READ MORE: ‘An unprecedented situation’: How would a gas embargo impact Austria?

What is in the package?

Energy Minister Leonore Gewessler and Finance Minister Magnus Brunner presented the plans following a meeting in the Council of Ministers on Wednesday, May 18th.

The most important points include an increase of the strategic gas reserve by 7.4 terawatt hours (TWh) to 20 TWh. This would cover Austria’s gas consumption for two winter months but the additional gas would not be sourced from Russia, according to the Kronen Zeitung

Gewessler said: “This measure will significantly reduce dependence on Russian gas.”

Increasing the strategic reserve with non-Russian supplies will reduce Austria’s dependence on Russian gas to 70 percent, Gewessler added.

Additionally, gas storage facilities located in Austria – such as the Haidach facility in Salzburg – must be connected to the Austrian gas grid. Haidach, which is supplied by Gasprom, is currently only connected to Germany’s pipeline network and has not been refilled for some time.

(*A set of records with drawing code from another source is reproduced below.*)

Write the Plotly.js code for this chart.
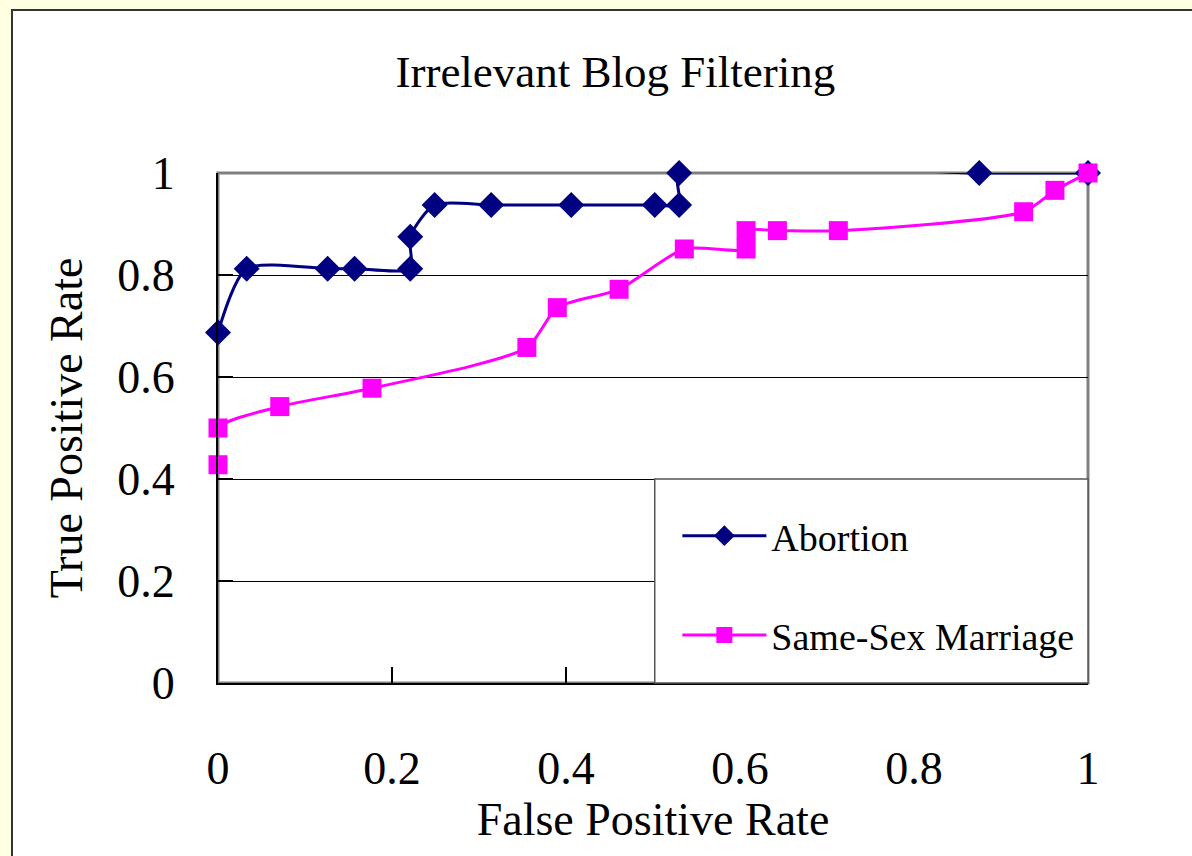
<!DOCTYPE html>
<html>
<head>
<meta charset="utf-8">
<script src="https://cdn.plot.ly/plotly-3.0.1.min.js"></script>
<style>
  html, body { margin: 0; padding: 0; width: 1192px; height: 856px; overflow: hidden; background: #FFFFE1; }
  #frame { position: absolute; left: 11px; top: 9px; border: 2px solid #333333; background: #ffffff; width: 1200px; height: 870px; }
  #chart { width: 1200px; height: 870px; }
</style>
</head>
<body>
<div id="frame"><div id="chart"></div></div>
<script>
// Abortion series (false positive rate, true positive rate)
const abortionFPR = [0, 0.033, 0.126, 0.157, 0.221, 0.221, 0.249, 0.314, 0.406, 0.502, 0.530, 0.530, 0.875, 1.0];
const abortionTPR = [0.6875, 0.8125, 0.8125, 0.8125, 0.8125, 0.875, 0.9375, 0.9375, 0.9375, 0.9375, 0.9375, 1.0, 1.0, 1.0];

// Same-Sex Marriage series
const marriageFPR = [0, 0, 0.071, 0.177, 0.355, 0.390, 0.461, 0.536, 0.607, 0.607, 0.643, 0.713, 0.926, 0.962, 1.0];
const marriageTPR = [0.428, 0.500, 0.542, 0.578, 0.658, 0.736, 0.772, 0.851, 0.851, 0.887, 0.887, 0.887, 0.924, 0.966, 1.0];

const seriesNames = ["Abortion", "Same-Sex Marriage"];
const tickValues = [0, 0.2, 0.4, 0.6, 0.8, 1];
const tickLabels = ["0", "0.2", "0.4", "0.6", "0.8", "1"];

const serif = "'Liberation Serif', 'Times New Roman', serif";

const traces = [
  {
    x: abortionFPR, y: abortionTPR, name: seriesNames[0], type: "scatter", mode: "lines+markers",
    line: { color: "#000080", width: 3, shape: "spline", smoothing: 0.7 },
    marker: { symbol: "diamond", size: 20, color: "#000080" },
    cliponaxis: false, legendgroup: "a"
  },
  {
    x: marriageFPR, y: marriageTPR, name: seriesNames[1], type: "scatter", mode: "lines+markers",
    line: { color: "#FF00FF", width: 3, shape: "spline", smoothing: 0.7 },
    marker: { symbol: "square", size: 19, color: "#FF00FF" },
    cliponaxis: false, legendgroup: "b"
  }
];

const layout = {
  width: 1200, height: 870,
  margin: { l: 205, r: 125, t: 162, b: 198 },
  paper_bgcolor: "#ffffff", plot_bgcolor: "#ffffff",
  font: { family: serif, color: "#000000", size: 46 },
  title: { text: "Irrelevant Blog Filtering", font: { family: serif, size: 45, color: "#000" },
           x: 0.502, xanchor: "center", xref: "container", y: 0.931, yanchor: "middle", yref: "container" },
  xaxis: {
    range: [0, 1], tickvals: tickValues, ticktext: tickLabels,
    ticks: "inside", ticklen: 16, tickwidth: 1.5, tickcolor: "#000",
    showline: true, linecolor: "#000", linewidth: 2, showgrid: false, zeroline: false,
    ticklabelstandoff: 44, tickfont: { family: serif, size: 46, color: "#000" },
    title: { text: "False Positive Rate", font: { family: serif, size: 46, color: "#000" }, standoff: 7 },
    automargin: false, fixedrange: true
  },
  yaxis: {
    range: [0, 1], tickvals: tickValues, ticktext: tickLabels,
    ticks: "inside", ticklen: 15, tickwidth: 1.5, tickcolor: "#000",
    showline: true, linecolor: "#000", linewidth: 2, showgrid: true, gridcolor: "#000", gridwidth: 1, zeroline: false,
    ticklabelstandoff: 32, tickfont: { family: serif, size: 46, color: "#000" },
    title: { text: "True Positive Rate", font: { family: serif, size: 46, color: "#000" }, standoff: 20 },
    automargin: false, fixedrange: true
  },
  shapes: [
    { type: "rect", xref: "paper", yref: "paper", x0: 0, x1: 1, y0: 0, y1: 1, layer: "between",
      line: { color: "#808080", width: 3 }, fillcolor: "rgba(0,0,0,0)" },
    { type: "rect", xref: "paper", yref: "paper", x0: 0.502, x1: 1, y0: 0, y1: 0.4, layer: "above",
      line: { color: "#555555", width: 1.5 }, fillcolor: "#ffffff" }
  ],
  showlegend: true,
  legend: {
    x: 0.528, y: 0.350, xanchor: "left", yanchor: "top", bgcolor: "rgba(0,0,0,0)", borderwidth: 0,
    font: { family: serif, size: 38, color: "#000" }, traceorder: "grouped", tracegroupgap: 47,
    itemwidth: 84
  },
  hovermode: false
};

Plotly.newPlot("chart", traces, layout, { displayModeBar: false, staticPlot: true });
</script>
</body>
</html>
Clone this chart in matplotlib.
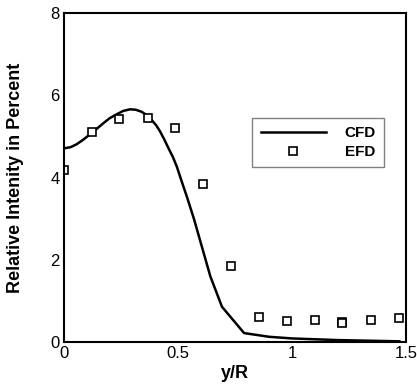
import numpy as np
import matplotlib
matplotlib.use('Agg')
import matplotlib.pyplot as plt

plt.rcParams['font.family'] = ['Liberation Sans', 'DejaVu Sans']

# CFD curve
cfd_x = [0.0, 0.03, 0.056, 0.085, 0.114, 0.143, 0.173, 0.2, 0.232, 0.26, 0.29,
         0.315, 0.341, 0.36, 0.385, 0.405, 0.422, 0.44, 0.459, 0.478, 0.495,
         0.517, 0.539, 0.57, 0.605, 0.642, 0.693, 0.79, 0.9, 1.0, 1.2, 1.47]
cfd_y = [4.71, 4.74, 4.81, 4.92, 5.05, 5.18, 5.32, 5.44, 5.54, 5.62, 5.66,
         5.65, 5.60, 5.53, 5.40, 5.27, 5.12, 4.93, 4.71, 4.50, 4.27,
         3.90, 3.54, 3.0, 2.32, 1.60, 0.86, 0.22, 0.13, 0.09, 0.05, 0.02]

# EFD measurements
efd_x = [0.0, 0.122, 0.243, 0.368, 0.488, 0.61, 0.734, 0.854, 0.976, 1.10,
         1.22, 1.22, 1.345, 1.467]
efd_y = [4.18, 5.12, 5.42, 5.46, 5.21, 3.84, 1.85, 0.60, 0.51, 0.55,
         0.50, 0.47, 0.53, 0.58]

fig = plt.figure(figsize=(4.17, 3.84), dpi=100)
ax = fig.add_axes([0.153, 0.109, 0.821, 0.857])

ax.plot(cfd_x, cfd_y, color='black', lw=1.8, label='CFD')
ax.plot(efd_x, efd_y, ls='none', marker='s', ms=6, mfc='white',
        mec='black', mew=1.2, label='EFD')

ax.set_xlim(0, 1.5)
ax.set_ylim(0, 8)
ax.set_xticks([0, 0.5, 1, 1.5])
ax.set_xticklabels(['0', '0.5', '1', '1.5'])
ax.set_yticks([0, 2, 4, 6, 8])
ax.tick_params(length=0, labelsize=12, pad=3)
for s in ax.spines.values():
    s.set_linewidth(1.5)

ax.set_xlabel('y/R', fontsize=13, fontweight='bold')
ax.set_ylabel('Relative Intenity in Percent', fontsize=13, fontweight='bold')
ax.xaxis.set_label_coords(0.5, -0.07)
ax.yaxis.set_label_coords(-0.117, 0.5)

leg = ax.legend(loc='upper left', bbox_to_anchor=(0.55, 0.681), borderaxespad=0,
                handlelength=4.3, fancybox=False, edgecolor='gray', framealpha=1,
                borderpad=0.55, handletextpad=1.2, labelspacing=0.3,
                prop={'weight': 'bold', 'size': 11})

fig.savefig('out.png', dpi=100)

Finally, any unused gas in company storage facilities should be surrendered to the government if needed. Companies will be financially compensated for this.

READ ALSO: Austrian Economy Minister says gas embargo would be ‘red line’

What about next winter?

Federal Chancellor Karl Nehammer has already said that gas storage facilities in Austria have to be 80 percent full before the next autumn and winter season.

The storage level is currently at 26 percent, reports Der Standard.

Gewessler also appealed to the Austrian public to make changes to help reduce the dependence on gas for energy, calling for more gas boilers to be replaced with other heating systems.

She said: “Together we are strong and together we can achieve this feat.”